Exercise prompt
Write each line of the material exactly as given, from the top through the line that contains "import numpy as np", and omit all pictures.

Data extract
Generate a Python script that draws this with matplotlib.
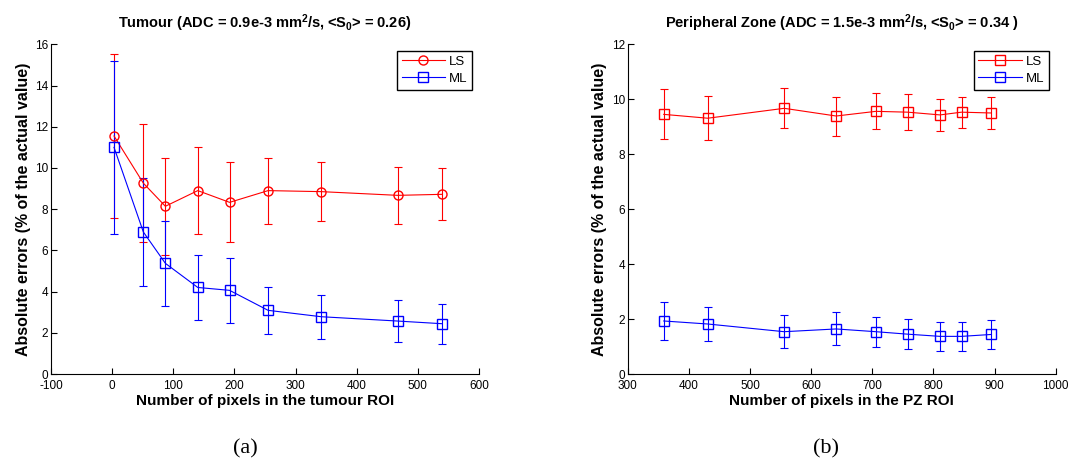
import matplotlib
matplotlib.use("Agg")
import matplotlib.pyplot as plt
from matplotlib import font_manager as fm
from matplotlib.lines import Line2D
import numpy as np

# ---- data ----
tum_x = [3, 51, 87, 140, 192, 255, 342, 467, 540]
tum_ls = [11.55, 9.26, 8.14, 8.9, 8.33, 8.9, 8.85, 8.67, 8.72]
tum_ls_err = [4.0, 2.85, 2.35, 2.1, 1.94, 1.6, 1.43, 1.39, 1.27]
tum_ml = [11.0, 6.89, 5.37, 4.2, 4.06, 3.09, 2.78, 2.57, 2.44]
tum_ml_err = [4.2, 2.6, 2.05, 1.56, 1.58, 1.15, 1.07, 1.0, 0.97]

pz_x = [359, 431, 556, 641, 706, 758, 811, 846, 895]
pz_ls = [9.45, 9.31, 9.67, 9.39, 9.56, 9.53, 9.43, 9.53, 9.5]
pz_ls_err = [0.91, 0.8, 0.73, 0.71, 0.66, 0.66, 0.59, 0.57, 0.6]
pz_ml = [1.93, 1.82, 1.54, 1.64, 1.54, 1.45, 1.37, 1.37, 1.44]
pz_ml_err = [0.68, 0.62, 0.6, 0.6, 0.55, 0.55, 0.52, 0.52, 0.53]

titles = ["Tumour (ADC = 0.9e-3 mm$^2$/s, <S$_0$> = 0.26)",
          "Peripheral Zone (ADC = 1.5e-3 mm$^2$/s, <S$_0$> = 0.34 )"]
xlabels = ["Number of pixels in the tumour ROI", "Number of pixels in the PZ ROI"]
ylabel = "Absolute errors (% of the actual value)"
captions = ["(a)", "(b)"]

names = {f.name for f in fm.fontManager.ttflist}
title_font = "Liberation Sans Narrow" if "Liberation Sans Narrow" in names else "Liberation Sans"

plt.rcParams['font.family'] = ['Liberation Sans', 'DejaVu Sans']
plt.rcParams['axes.unicode_minus'] = False
plt.rcParams['mathtext.fontset'] = 'custom'
plt.rcParams['mathtext.rm'] = title_font + ':bold'
plt.rcParams['mathtext.default'] = 'rm'

RED = '#ff0000'
BLUE = '#0000ff'

fig = plt.figure(figsize=(10.7, 4.61), dpi=100)
ax1 = fig.add_axes([0.0477, 0.1887, 0.4, 0.7152])
ax2 = fig.add_axes([0.5866, 0.1887, 0.4, 0.7152])

def draw(ax, x, ls, lse, ml, mle, ls_marker):
    ax.errorbar(x, ls, yerr=lse, color=RED, lw=0.8, marker=ls_marker,
                mfc='none', mec=RED, ms=6.5, capsize=3, elinewidth=0.8,
                capthick=0.8)
    ax.errorbar(x, ml, yerr=mle, color=BLUE, lw=0.8, marker='s',
                mfc='none', mec=BLUE, ms=6.5, capsize=3, elinewidth=0.8,
                capthick=0.8)
    return [Line2D([], [], color=RED, lw=0.8, marker=ls_marker, mfc='none', mec=RED, ms=6.5),
            Line2D([], [], color=BLUE, lw=0.8, marker='s', mfc='none', mec=BLUE, ms=6.5)]

h1 = draw(ax1, tum_x, tum_ls, tum_ls_err, tum_ml, tum_ml_err, 'o')
h2 = draw(ax2, pz_x, pz_ls, pz_ls_err, pz_ml, pz_ml_err, 's')

ax1.set_xlim(-100, 600); ax1.set_ylim(0, 16)
ax1.set_xticks(np.arange(-100, 601, 100)); ax1.set_yticks(np.arange(0, 17, 2))
ax2.set_xlim(300, 1000); ax2.set_ylim(0, 12)
ax2.set_xticks(np.arange(300, 1001, 100)); ax2.set_yticks(np.arange(0, 13, 2))

for i, (ax, hs) in enumerate([(ax1, h1), (ax2, h2)]):
    for s in ['top', 'right']:
        ax.spines[s].set_visible(False)
    for s in ['left', 'bottom']:
        ax.spines[s].set_linewidth(0.8)
    ax.tick_params(direction='in', length=4, width=0.8, labelsize=8.5)
    ax.tick_params(axis='x', pad=4)
    ax.tick_params(axis='y', pad=2)
    ax.set_title(titles[i], fontsize=10.5, fontweight='bold', family=title_font, pad=12)
    ax.set_xlabel(xlabels[i], fontsize=11, fontweight='bold', labelpad=2)
    ax.set_ylabel(ylabel, fontsize=11.5, fontweight='bold', labelpad=3)
    leg = ax.legend(hs, ['LS', 'ML'], loc='upper right', fontsize=9.5, fancybox=False,
                    framealpha=1, edgecolor='black', handlelength=3.3, borderpad=0.35,
                    borderaxespad=0, handletextpad=0.3, labelspacing=0.35,
                    bbox_to_anchor=(0.984, 0.979))
    leg.get_frame().set_linewidth(1.0)
    fig.text(0.229 if i == 0 else 0.772, 0.027, captions[i], family='Liberation Serif',
             fontsize=16, ha='center', va='center')

fig.savefig('out.png', dpi=100)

Response
Generate a Python script that draws this with matplotlib.
import matplotlib
matplotlib.use("Agg")
import matplotlib.pyplot as plt
from matplotlib import font_manager as fm
from matplotlib.lines import Line2D
import numpy as np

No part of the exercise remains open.